Ницше схватывает "машинальную деятельность" как средство против состояния депрессии, владение которым священник демонстрирует перед другими людьми. И в самом деле, человек, занимающийся ею, должен считаться с тем, что сам становится машинальным. "Машинальная деятельность" есть выражение воли к власти, как она проявляется в эру техники. Машинальное начало воли проступает в ней мощно, страшным и принудительным образом, ибо все чисто волевые качества восходят к механике, равно как последняя может быть названа отображением воли. Новым в этих волевых качествах является то, что они переходят в динамизм, становящийся совершенно автоматическим. Итак, если Ницше приписывает аскету "машинальную деятельность", то что это означает применительно к данному универсальному процессу? Здесь в поле зрения попадают совершенно взаимосвязи. Отсутствие аскетов связано с приливом населения, которое наполнило землю, используя пространство, открытое благодаря автоматической технике. Аскет имеет отношение к подлинной плодотворности, а не к дурному размножению. Что же касается "образования стада", то техническая организация превосходит в этом пункте все церкви и всех священников.

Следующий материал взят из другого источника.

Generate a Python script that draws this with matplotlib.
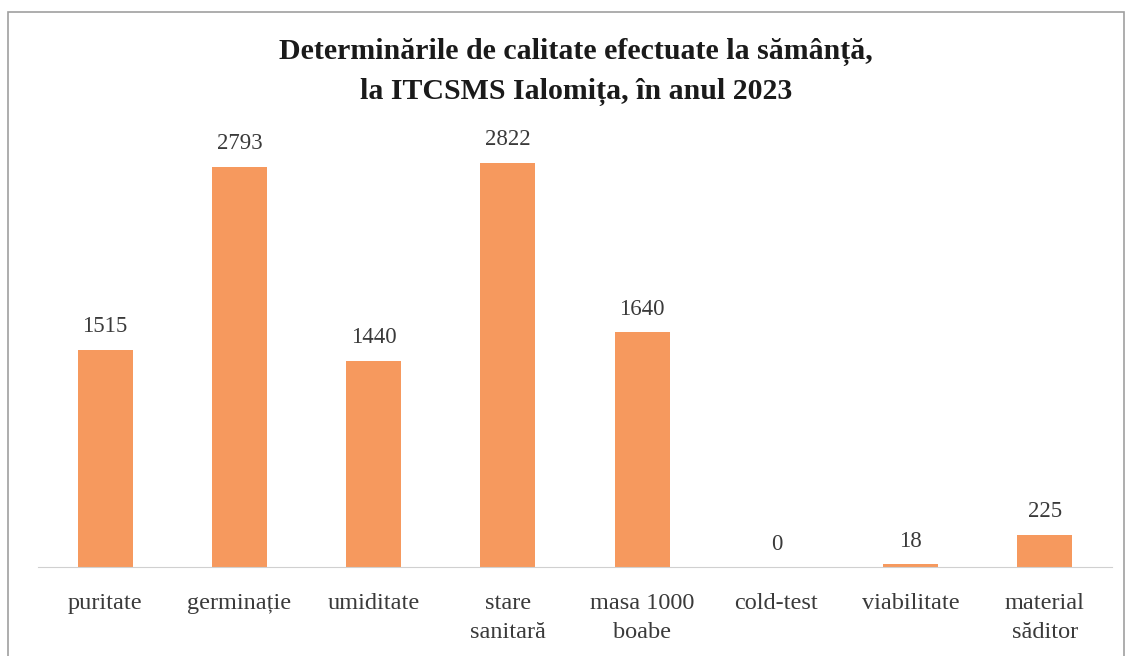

Из черновиков Ницше становится видно, что он постоянно возвращался к фигуре аскета. Более того, он предпринимал попытку разработать собственную аскетику, обрисовать ее основные черты. Его тело заключает в себе аскетические инстинкты; они отчетливо проступают в Заратустре, хотя и в противоречивом виде. Он колеблется относительно того, отвергать ли аскетику с самого начала или встраивать ее в свое учение. Позиция, которую он отводит аскету, остается непрочной. В самом деле, учение, утверждающее одну лишь волю и становление, не может найти для него никакого оправдания. Аскет занимает надежное место в учении об иерархии и мировом порядке; поэтому у Ницше он появляется именно в этом контексте. Здесь речь идет об орденах, монастырях, в которых формируется воля; именно в таких местах и появляется аскет. Он не вписывается в дионисииское учение о возвращении. Дионис не нуждается в аскетах: их не встретить в его процессии. Со стороны человека дионисииское начало можно понять лишь как избыток и преизбыток, как огромное превосходство в силе, которое уже не допускает рационального использования и экономии. Человек щедр на такие подарки, он превращается в расточителя, совершенно теряет страх, когда в него врывается Бог. Становление достигает здесь своего пика в преизбытке становления, которому не требуется никакая аскетика.